Exactly the lines from the one containing "Write the seaborn" through the one containing "return Path(verts, codes)" are to be returned, please, without any pictures.

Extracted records

^^^^^^^^^^^^^^^^

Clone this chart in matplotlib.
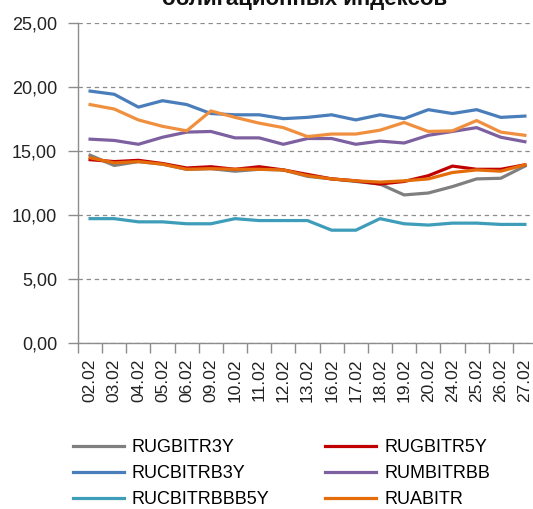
import numpy as np
import matplotlib
matplotlib.use('Agg')
import matplotlib.pyplot as plt

dates = ['02.02', '03.02', '04.02', '05.02', '06.02', '09.02', '10.02', '11.02', '12.02', '13.02',
         '16.02', '17.02', '18.02', '19.02', '20.02', '24.02', '25.02', '26.02', '27.02']

rugbitr3y = [14.65, 13.85, 14.15, 13.95, 13.55, 13.6, 13.4, 13.55, 13.5, 13.0,
             12.8, 12.6, 12.4, 11.55, 11.7, 12.2, 12.8, 12.85, 13.8]
rugbitr5y = [14.3, 14.15, 14.25, 14.0, 13.65, 13.75, 13.55, 13.75, 13.5, 13.15,
             12.8, 12.65, 12.4, 12.6, 13.05, 13.8, 13.55, 13.55, 13.9]
rucbitrb3y = [19.65, 19.4, 18.4, 18.9, 18.6, 17.9, 17.8, 17.8, 17.5, 17.6,
              17.8, 17.4, 17.8, 17.5, 18.2, 17.9, 18.2, 17.6, 17.7]
rumbitrbb = [15.9, 15.8, 15.5, 16.05, 16.45, 16.5, 16.0, 16.0, 15.5, 15.95,
             15.95, 15.5, 15.75, 15.6, 16.2, 16.5, 16.8, 16.05, 15.7]
rucbitrbbb5y = [9.7, 9.7, 9.45, 9.45, 9.3, 9.3, 9.7, 9.55, 9.55, 9.55,
                8.8, 8.8, 9.7, 9.3, 9.2, 9.35, 9.35, 9.25, 9.25]
ruabitr = [14.45, 14.05, 14.15, 13.95, 13.55, 13.6, 13.55, 13.55, 13.5, 13.05,
           12.8, 12.65, 12.55, 12.65, 12.8, 13.3, 13.5, 13.4, 13.9]
# seventh series, its legend entry is cut off in the source picture
extra = [18.6, 18.25, 17.4, 16.9, 16.55, 18.1, 17.6, 17.15, 16.8, 16.1,
         16.3, 16.3, 16.6, 17.2, 16.5, 16.55, 17.35, 16.45, 16.2]

plt.rcParams['font.family'] = ['Liberation Sans', 'DejaVu Sans']

W, H = 533, 509
fig = plt.figure(figsize=(W / 100, H / 100), dpi=100)
ax = fig.add_axes([78 / W, (H - 343) / H, (537 - 78) / W, (343 - 22.5) / H])

x = np.arange(len(dates))
lw = 2.3
series = [
    (rugbitr3y, 'RUGBITR3Y', '#7F7F7F'),
    (rugbitr5y, 'RUGBITR5Y', '#C00000'),
    (rucbitrb3y, 'RUCBITRB3Y', '#4A7EBB'),
    (rumbitrbb, 'RUMBITRBB', '#7D60A0'),
    (rucbitrbbb5y, 'RUCBITRBBB5Y', '#3E9DB8'),
    (ruabitr, 'RUABITR', '#E46C0A'),
]
lines = {}
for vals, name, col in series:
    l, = ax.plot(x, vals, color=col, lw=lw, solid_joinstyle='round')
    lines[name] = l
ax.plot(x, extra, color='#F0903F', lw=lw, solid_joinstyle='round')

ax.set_xlim(-0.5, len(dates) - 0.5)
ax.set_ylim(0, 25)
ax.set_yticks(np.arange(0, 26, 5))
ax.yaxis.set_major_formatter(matplotlib.ticker.FuncFormatter(lambda v, p: ('%.2f' % v).replace('.', ',')))
ax.grid(axis='y', color='#8C8C8C', linestyle=(0, (3.5, 3)), lw=0.9)
ax.set_axisbelow(True)

ax.set_xticks(x)
ax.set_xticklabels(dates, rotation=90)
ax.set_xticks(np.arange(-0.5, len(dates), 1), minor=True)
ax.tick_params(axis='x', which='major', length=0, pad=11, labelsize=12.5, colors='#222222')
ax.tick_params(axis='x', which='minor', length=7, color='#8C8C8C', width=1)
ax.tick_params(axis='y', length=7, width=1, pad=8, labelsize=13, colors='#8C8C8C', labelcolor='#222222')

for s in ['top', 'right']:
    ax.spines[s].set_visible(False)
for s in ['left', 'bottom']:
    ax.spines[s].set_color('#8C8C8C')
    ax.spines[s].set_linewidth(1)

fig.text(305 / W, 1 - 5 / H, 'облигационных индексов', ha='center', va='baseline',
         fontsize=16, fontweight='bold', color='#111111')

order = ['RUGBITR3Y', 'RUCBITRB3Y', 'RUCBITRBBB5Y', 'RUGBITR5Y', 'RUMBITRBB', 'RUABITR']
fig.legend([lines[n] for n in order], order, ncol=2, frameon=False,
           loc='upper left', bbox_to_anchor=(73 / W, 1 - 439 / H),
           fontsize=13, handlelength=2.8, handletextpad=0.45,
           columnspacing=3.1, labelspacing=0.5, borderpad=0, borderaxespad=0)

fig.savefig('out.png', dpi=100)
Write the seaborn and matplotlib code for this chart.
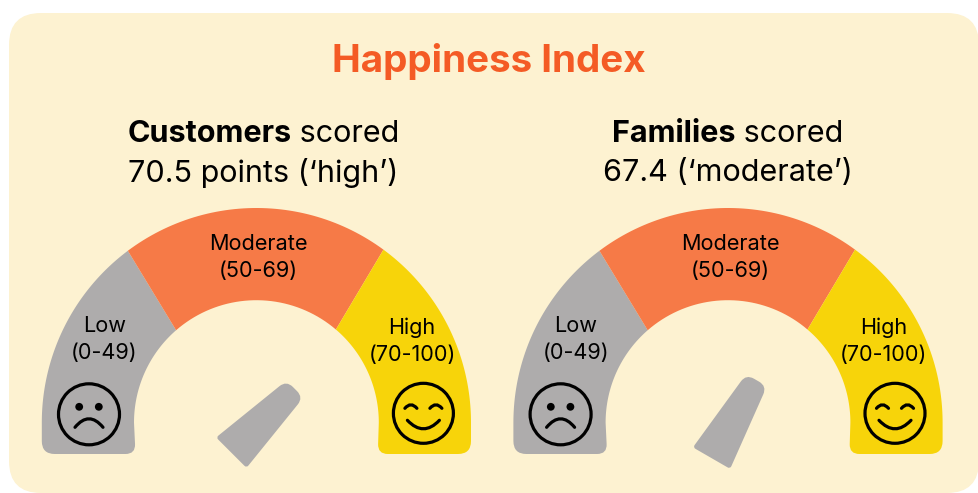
import numpy as np
import matplotlib
matplotlib.use('Agg')
import matplotlib.pyplot as plt
from matplotlib.patches import FancyBboxPatch, PathPatch, Circle
from matplotlib.path import Path
import seaborn as sns

# values
title = "Happiness Index"
groups = ["Customers", "Families"]
second_lines = ["70.5 points (\u2018high\u2019)", "67.4 (\u2018moderate\u2019)"]
band_names = ["Low", "Moderate", "High"]
band_ranges = ["(0-49)", "(50-69)", "(70-100)"]
# dial angles in degrees, outer and inner rim, 180 = far left, 0 = far right
outer_edges = [180, 126.8, 53.7, 0]
inner_edges = [180, 131.0, 49.5, 0]
needle_angles = [45, 60]

BG = "#FDF2D1"
ORANGE_TITLE = "#F45B25"
NEEDLE = "#AEACAC"
band_colors = sns.color_palette(["#AEACAC", "#F67A47", "#F7D40A"])

sns.set_theme(style="white")
plt.rcParams['font.family'] = ['Inter', 'DejaVu Sans']

R_OUT, R_IN = 214.6, 122.4
CY, BOTTOM = 422.6, 454
centers = [256.4, 728.0]


def rounded_path(pts, radii):
    # closed path through pts, corners with radius > 0 get rounded
    pts = [np.array(p, dtype=float) for p in pts]
    n = len(pts)
    verts, codes = [], []
    for i in range(n):
        p, prev, nxt = pts[i], pts[i - 1], pts[(i + 1) % n]
        r = radii[i]
        if r > 0:
            a = p + (prev - p) / np.linalg.norm(prev - p) * r
            b = p + (nxt - p) / np.linalg.norm(nxt - p) * r
            verts += [a, p, b]
            codes += [Path.LINETO, Path.CURVE3, Path.CURVE3]
        else:
            verts.append(p)
            codes.append(Path.LINETO)
    codes[0] = Path.MOVETO
    verts.append(verts[0])
    codes.append(Path.CLOSEPOLY)
    return Path(verts, codes)


def polar(cx, r, deg):
    t = np.radians(deg)
    return (cx + r * np.cos(t), CY - r * np.sin(t))


def draw_band(ax, cx, i):
    a0, a1 = outer_edges[i], outer_edges[i + 1]
    b0, b1 = inner_edges[i], inner_edges[i + 1]
    outer = [polar(cx, R_OUT, a) for a in np.linspace(a0, a1, 60)]
    inner = [polar(cx, R_IN, a) for a in np.linspace(b1, b0, 40)]
    pts = outer + inner
    radii = [0] * len(pts)
    if i == 0:
        pts = [(cx - R_OUT, BOTTOM)] + outer + inner + [(cx - R_IN + 1.5, BOTTOM)]
        radii = [13] + [0] * (len(outer) + len(inner)) + [10]
    if i == 2:
        pts = outer + [(cx + R_OUT, BOTTOM), (cx + R_IN - 1, BOTTOM)] + inner
        radii = [0] * len(outer) + [13, 10] + [0] * len(inner)
    ax.add_patch(PathPatch(rounded_path(pts, radii), fc=band_colors[i], ec='none'))


def draw_needle(ax, cx, deg):
    t = np.radians(deg)
    d = np.array([np.cos(t), -np.sin(t)])
    n = np.array([np.sin(t), np.cos(t)])
    c = np.array([cx, CY]) + 3.5 * n
    pts = [c - 39 * d + 21.5 * n, c + 51 * d + 12 * n, c + 51 * d - 12 * n, c - 39 * d - 21.5 * n]
    ax.add_patch(PathPatch(rounded_path(pts, [3, 9, 9, 3]), fc=NEEDLE, ec='none'))


def draw_faces(ax, cx):
    lw = 2.3
    # sad face
    fx, fy = cx - 167.4, 414.3
    ax.add_patch(Circle((fx, fy), 30.5, fc='none', ec='black', lw=lw))
    for s in (-1, 1):
        ax.add_patch(Circle((fx + s * 9.8, fy + 2 - 9.5), 3.9, fc='black', ec='none'))
    ax.add_patch(PathPatch(Path([(fx - 14, fy + 13), (fx, fy - 4), (fx + 14, fy + 13)],
                                [Path.MOVETO, Path.CURVE3, Path.CURVE3]),
                           fc='none', ec='black', lw=lw, capstyle='round'))
    # happy face
    fx, fy = cx + 167, 413.3
    ax.add_patch(Circle((fx, fy), 30, fc='none', ec='black', lw=lw))
    for s in (-1, 1):
        ex = fx + s * 12.5
        ax.add_patch(PathPatch(Path([(ex - 6, fy - 5), (ex, fy - 12), (ex + 6, fy - 5)],
                                    [Path.MOVETO, Path.CURVE3, Path.CURVE3]),
                               fc='none', ec='black', lw=lw, capstyle='round'))
    ax.add_patch(PathPatch(Path([(fx - 16, fy + 7), (fx, fy + 24), (fx + 16, fy + 7)],
                                [Path.MOVETO, Path.CURVE3, Path.CURVE3]),
                           fc='none', ec='black', lw=lw, capstyle='round'))


fig = plt.figure(figsize=(9.79, 4.93), dpi=100, facecolor='white')
ax = fig.add_axes([0, 0, 1, 1])
ax.set_xlim(0, 979)
ax.set_ylim(493, 0)
ax.axis('off')

ax.add_patch(FancyBboxPatch((9 + 32, 13 + 32), 979 - 9 - 64, 493 - 13 - 64,
                            boxstyle="round,pad=32,rounding_size=32", fc=BG, ec='none'))

ax.text(489, 61, title, color=ORANGE_TITLE, fontsize=27.8, fontweight='bold',
        ha='center', va='center')

fig.canvas.draw()
renderer = fig.canvas.get_renderer()
head_x = [263.5, 727.5]
for g, line, hx in zip(groups, second_lines, head_x):
    bold = ax.text(0, 134, g, fontsize=22, fontweight='bold', color='black', va='center')
    rest = ax.text(0, 134, " scored", fontsize=22, color='black', va='center')
    w0 = bold.get_window_extent(renderer).width
    w1 = rest.get_window_extent(renderer).width
    bold.set_x(hx - (w0 + w1) / 2)
    rest.set_x(hx - (w0 + w1) / 2 + w0)
    ax.text(hx, 173, line, fontsize=22, color='black', ha='center', va='center')

label_dx = [-152.1, 1.9, 155.6]
label_y = [[326, 353.5], [243.5, 271], [328, 354.5]]
for cx, deg in zip(centers, needle_angles):
    for i in range(3):
        draw_band(ax, cx, i)
        ax.text(cx + label_dx[i], label_y[i][0], band_names[i], fontsize=15.6,
                color='black', ha='center', va='center')
        ax.text(cx + label_dx[i], label_y[i][1], band_ranges[i], fontsize=15.6,
                color='black', ha='center', va='center')
    draw_needle(ax, cx, deg)
    draw_faces(ax, cx)

fig.savefig('out.png', dpi=100)
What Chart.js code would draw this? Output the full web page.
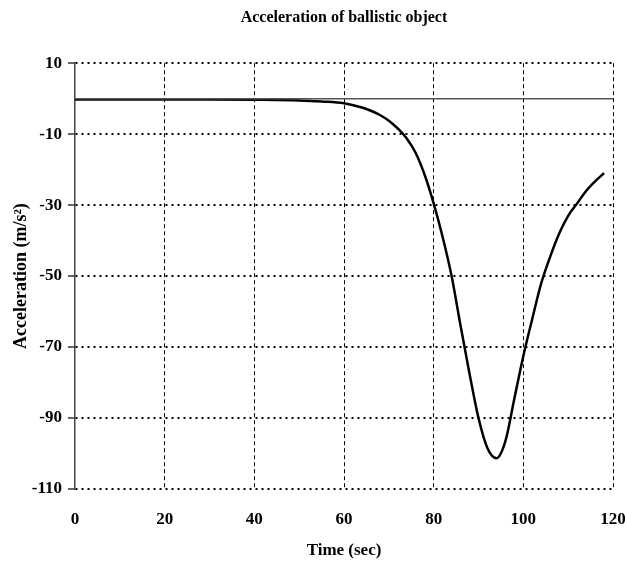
<!DOCTYPE html>
<html>
<head>
<meta charset="utf-8">
<script src="https://cdn.jsdelivr.net/npm/chart.js@4/dist/chart.umd.min.js"></script>
<style>
  html, body { margin: 0; padding: 0; background: #fff; }
  #wrap { width: 625px; height: 565px; }
</style>
</head>
<body>
<div id="wrap"><canvas id="accelChart" width="625" height="565"></canvas></div>
<script>
'use strict';
// values
const timeSec = [0, 10, 20, 30, 40, 50, 55, 60, 64, 66, 68, 70, 72, 74, 76, 78, 80, 82, 84, 86, 88, 90,
                 92, 94, 96, 98, 100, 102, 104, 106, 108, 110, 112, 114, 116, 118];
const accel = [-0.2, -0.2, -0.2, -0.2, -0.3, -0.5, -0.8, -1.3, -2.5, -3.4, -4.6, -6.2, -8.4, -11.2, -15.3, -21.5,
               -29.5, -39, -50, -64, -77.5, -90, -98.5, -101.3, -96.5, -84.5, -72.5, -62, -52, -44.5, -38,
               -33, -29.5, -26, -23.3, -21];
const zeroX = [0, 120];
const zeroY = [0, 0];
const xTicks = { min: 0, max: 120, step: 20 };
const yTicks = { min: -110, max: 10, step: 20 };

const FONT = "'Liberation Serif', 'Times New Roman', serif";

const toPoints = (xs, ys) => xs.map((x, i) => ({ x: x, y: ys[i] }));

new Chart(document.getElementById('accelChart'), {
    type: 'line',
    data: {
        datasets: [
            {
                data: toPoints(zeroX, zeroY),
                borderColor: '#555',
                borderWidth: 1.5,
                pointRadius: 0,
                tension: 0
            },
            {
                data: toPoints(timeSec, accel),
                borderColor: '#000',
                borderWidth: 2.5,
                pointRadius: 0,
                cubicInterpolationMode: 'monotone'
            }
        ]
    },
    options: {
        responsive: false,
        animation: false,
        layout: { padding: { left: 0, right: 12, top: 0, bottom: 0 } },
        plugins: {
            legend: { display: false },
            tooltip: { enabled: false },
            title: {
                display: true,
                fullSize: false,
                text: 'Acceleration of ballistic object',
                color: '#000',
                font: { family: FONT, size: 16, weight: 'bold' },
                padding: { top: 8, bottom: 36 }
            }
        },
        scales: {
            x: {
                type: 'linear',
                min: xTicks.min,
                max: xTicks.max,
                ticks: {
                    stepSize: xTicks.step,
                    color: '#000',
                    padding: 20,
                    font: { family: FONT, size: 17, weight: 'bold' }
                },
                grid: {
                    // the left edge is the solid y axis, no dashed line on it
                    color: c => (c.tick && c.tick.value === xTicks.min) ? 'rgba(0,0,0,0)' : '#000',
                    lineWidth: 1,
                    drawTicks: false
                },
                border: { display: false, dash: [4, 3] },
                title: {
                    display: true,
                    text: 'Time (sec)',
                    color: '#000',
                    font: { family: FONT, size: 17, weight: 'bold' },
                    padding: { top: 0, bottom: 4 }
                },
                afterFit: s => { s.height = 76; s.paddingLeft = 0; s.paddingRight = 12; }
            },
            y: {
                min: yTicks.min,
                max: yTicks.max,
                ticks: {
                    stepSize: yTicks.step,
                    color: '#000',
                    padding: 6,
                    font: { family: FONT, size: 17, weight: 'bold' }
                },
                grid: {
                    color: '#000',
                    lineWidth: 2,
                    tickLength: 7,
                    tickColor: '#333',
                    tickWidth: 1.5,
                    tickBorderDash: []
                },
                border: { display: true, color: '#444', width: 1.5, dash: [2, 4] },
                title: {
                    display: true,
                    text: 'Acceleration (m/s²)',
                    color: '#000',
                    font: { family: FONT, size: 18, weight: 'bold' },
                    padding: { top: 11, bottom: 0 }
                },
                afterFit: s => { s.width = 75; }
            }
        }
    }
});
</script>
</body>
</html>
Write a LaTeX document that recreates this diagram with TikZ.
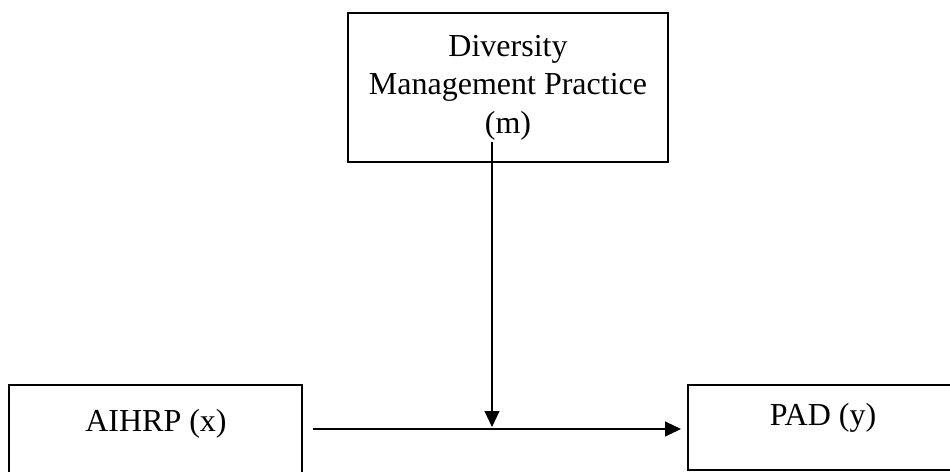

^^^^^^^^^^^^^^^^

-- Answer to the exercise --
Write the seaborn and matplotlib code for this chart.
import numpy as np
import matplotlib
matplotlib.use('Agg')
import matplotlib.pyplot as plt
from matplotlib.patches import FancyBboxPatch, PathPatch, Circle
from matplotlib.path import Path
import seaborn as sns

# values
title = "Happiness Index"
groups = ["Customers", "Families"]
second_lines = ["70.5 points (\u2018high\u2019)", "67.4 (\u2018moderate\u2019)"]
band_names = ["Low", "Moderate", "High"]
band_ranges = ["(0-49)", "(50-69)", "(70-100)"]
# dial angles in degrees, outer and inner rim, 180 = far left, 0 = far right
outer_edges = [180, 126.8, 53.7, 0]
inner_edges = [180, 131.0, 49.5, 0]
needle_angles = [45, 60]

BG = "#FDF2D1"
ORANGE_TITLE = "#F45B25"
NEEDLE = "#AEACAC"
band_colors = sns.color_palette(["#AEACAC", "#F67A47", "#F7D40A"])

sns.set_theme(style="white")
plt.rcParams['font.family'] = ['Inter', 'DejaVu Sans']

R_OUT, R_IN = 214.6, 122.4
CY, BOTTOM = 422.6, 454
centers = [256.4, 728.0]


def rounded_path(pts, radii):
    # closed path through pts, corners with radius > 0 get rounded
    pts = [np.array(p, dtype=float) for p in pts]
    n = len(pts)
    verts, codes = [], []
    for i in range(n):
        p, prev, nxt = pts[i], pts[i - 1], pts[(i + 1) % n]
        r = radii[i]
        if r > 0:
            a = p + (prev - p) / np.linalg.norm(prev - p) * r
            b = p + (nxt - p) / np.linalg.norm(nxt - p) * r
            verts += [a, p, b]
            codes += [Path.LINETO, Path.CURVE3, Path.CURVE3]
        else:
            verts.append(p)
            codes.append(Path.LINETO)
    codes[0] = Path.MOVETO
    verts.append(verts[0])
    codes.append(Path.CLOSEPOLY)
    return Path(verts, codes)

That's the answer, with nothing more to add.